## What is required
Pick out each line below containing "with".

## Provided material

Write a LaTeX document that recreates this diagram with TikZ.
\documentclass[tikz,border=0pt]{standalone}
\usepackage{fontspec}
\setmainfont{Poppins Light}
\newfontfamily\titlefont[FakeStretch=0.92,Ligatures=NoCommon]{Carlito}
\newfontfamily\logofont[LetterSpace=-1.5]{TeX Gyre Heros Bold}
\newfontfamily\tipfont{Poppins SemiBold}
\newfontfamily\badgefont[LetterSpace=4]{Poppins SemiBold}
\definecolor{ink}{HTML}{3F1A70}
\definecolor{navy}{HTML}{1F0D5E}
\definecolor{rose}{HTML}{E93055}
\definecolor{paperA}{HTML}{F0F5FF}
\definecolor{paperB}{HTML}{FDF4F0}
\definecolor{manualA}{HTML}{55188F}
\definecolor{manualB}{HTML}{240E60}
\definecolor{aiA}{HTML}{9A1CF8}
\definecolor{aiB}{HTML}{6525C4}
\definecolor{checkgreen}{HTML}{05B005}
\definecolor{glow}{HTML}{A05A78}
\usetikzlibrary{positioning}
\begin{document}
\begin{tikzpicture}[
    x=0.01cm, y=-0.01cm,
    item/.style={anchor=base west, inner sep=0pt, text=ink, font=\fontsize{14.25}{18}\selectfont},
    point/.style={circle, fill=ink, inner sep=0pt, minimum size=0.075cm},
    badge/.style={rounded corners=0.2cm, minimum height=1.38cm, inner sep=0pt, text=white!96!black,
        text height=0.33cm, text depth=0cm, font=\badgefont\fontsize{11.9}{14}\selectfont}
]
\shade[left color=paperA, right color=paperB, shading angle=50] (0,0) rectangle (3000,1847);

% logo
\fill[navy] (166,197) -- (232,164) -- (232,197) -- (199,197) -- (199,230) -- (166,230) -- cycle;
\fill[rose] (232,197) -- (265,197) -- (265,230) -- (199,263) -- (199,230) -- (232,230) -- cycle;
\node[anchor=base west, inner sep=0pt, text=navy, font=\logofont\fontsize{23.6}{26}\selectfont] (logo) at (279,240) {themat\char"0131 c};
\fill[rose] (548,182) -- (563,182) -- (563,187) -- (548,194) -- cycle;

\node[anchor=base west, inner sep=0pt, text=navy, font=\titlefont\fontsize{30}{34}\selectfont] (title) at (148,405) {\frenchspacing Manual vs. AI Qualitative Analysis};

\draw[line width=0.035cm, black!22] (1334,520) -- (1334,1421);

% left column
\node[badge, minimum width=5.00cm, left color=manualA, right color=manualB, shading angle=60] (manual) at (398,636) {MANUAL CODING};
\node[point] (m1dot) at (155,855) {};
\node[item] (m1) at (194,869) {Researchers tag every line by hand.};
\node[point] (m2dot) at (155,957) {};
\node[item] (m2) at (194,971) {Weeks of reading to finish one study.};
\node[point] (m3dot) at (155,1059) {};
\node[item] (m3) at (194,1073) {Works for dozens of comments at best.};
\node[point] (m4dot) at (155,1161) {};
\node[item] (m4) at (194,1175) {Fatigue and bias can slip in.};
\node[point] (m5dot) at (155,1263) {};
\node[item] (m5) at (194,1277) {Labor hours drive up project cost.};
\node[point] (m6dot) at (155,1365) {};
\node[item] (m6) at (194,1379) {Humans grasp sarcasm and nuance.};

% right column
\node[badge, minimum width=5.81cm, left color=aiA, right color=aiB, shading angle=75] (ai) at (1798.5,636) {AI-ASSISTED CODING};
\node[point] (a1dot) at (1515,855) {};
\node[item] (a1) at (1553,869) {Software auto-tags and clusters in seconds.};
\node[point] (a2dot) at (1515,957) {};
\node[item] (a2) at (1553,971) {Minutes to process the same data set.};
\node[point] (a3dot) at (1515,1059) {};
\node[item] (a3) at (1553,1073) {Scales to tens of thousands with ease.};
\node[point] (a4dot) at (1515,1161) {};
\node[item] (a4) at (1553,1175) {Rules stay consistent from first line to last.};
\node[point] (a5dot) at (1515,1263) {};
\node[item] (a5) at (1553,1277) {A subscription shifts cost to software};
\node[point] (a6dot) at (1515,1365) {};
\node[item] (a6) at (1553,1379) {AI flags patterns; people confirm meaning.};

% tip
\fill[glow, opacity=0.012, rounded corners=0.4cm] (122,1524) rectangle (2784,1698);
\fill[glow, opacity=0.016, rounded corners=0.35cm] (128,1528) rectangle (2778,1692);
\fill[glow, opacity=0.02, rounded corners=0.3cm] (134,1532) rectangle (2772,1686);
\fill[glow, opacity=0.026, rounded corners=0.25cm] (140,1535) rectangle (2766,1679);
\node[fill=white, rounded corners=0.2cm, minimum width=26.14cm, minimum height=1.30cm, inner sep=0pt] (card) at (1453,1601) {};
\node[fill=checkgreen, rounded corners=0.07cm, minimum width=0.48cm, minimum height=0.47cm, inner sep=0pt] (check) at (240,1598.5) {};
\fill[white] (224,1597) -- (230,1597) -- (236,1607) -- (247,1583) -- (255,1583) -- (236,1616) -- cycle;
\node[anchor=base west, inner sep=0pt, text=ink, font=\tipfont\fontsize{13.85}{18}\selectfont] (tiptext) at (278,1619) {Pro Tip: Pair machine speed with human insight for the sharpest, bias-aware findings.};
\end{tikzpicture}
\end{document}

## Result for this task
Write a LaTeX document that recreates this diagram with TikZ.
\node[item] (a3) at (1553,1073) {Scales to tens of thousands with ease.};
\node[anchor=base west, inner sep=0pt, text=ink, font=\tipfont\fontsize{13.85}{18}\selectfont] (tiptext) at (278,1619) {Pro Tip: Pair machine speed with human insight for the sharpest, bias-aware findings.};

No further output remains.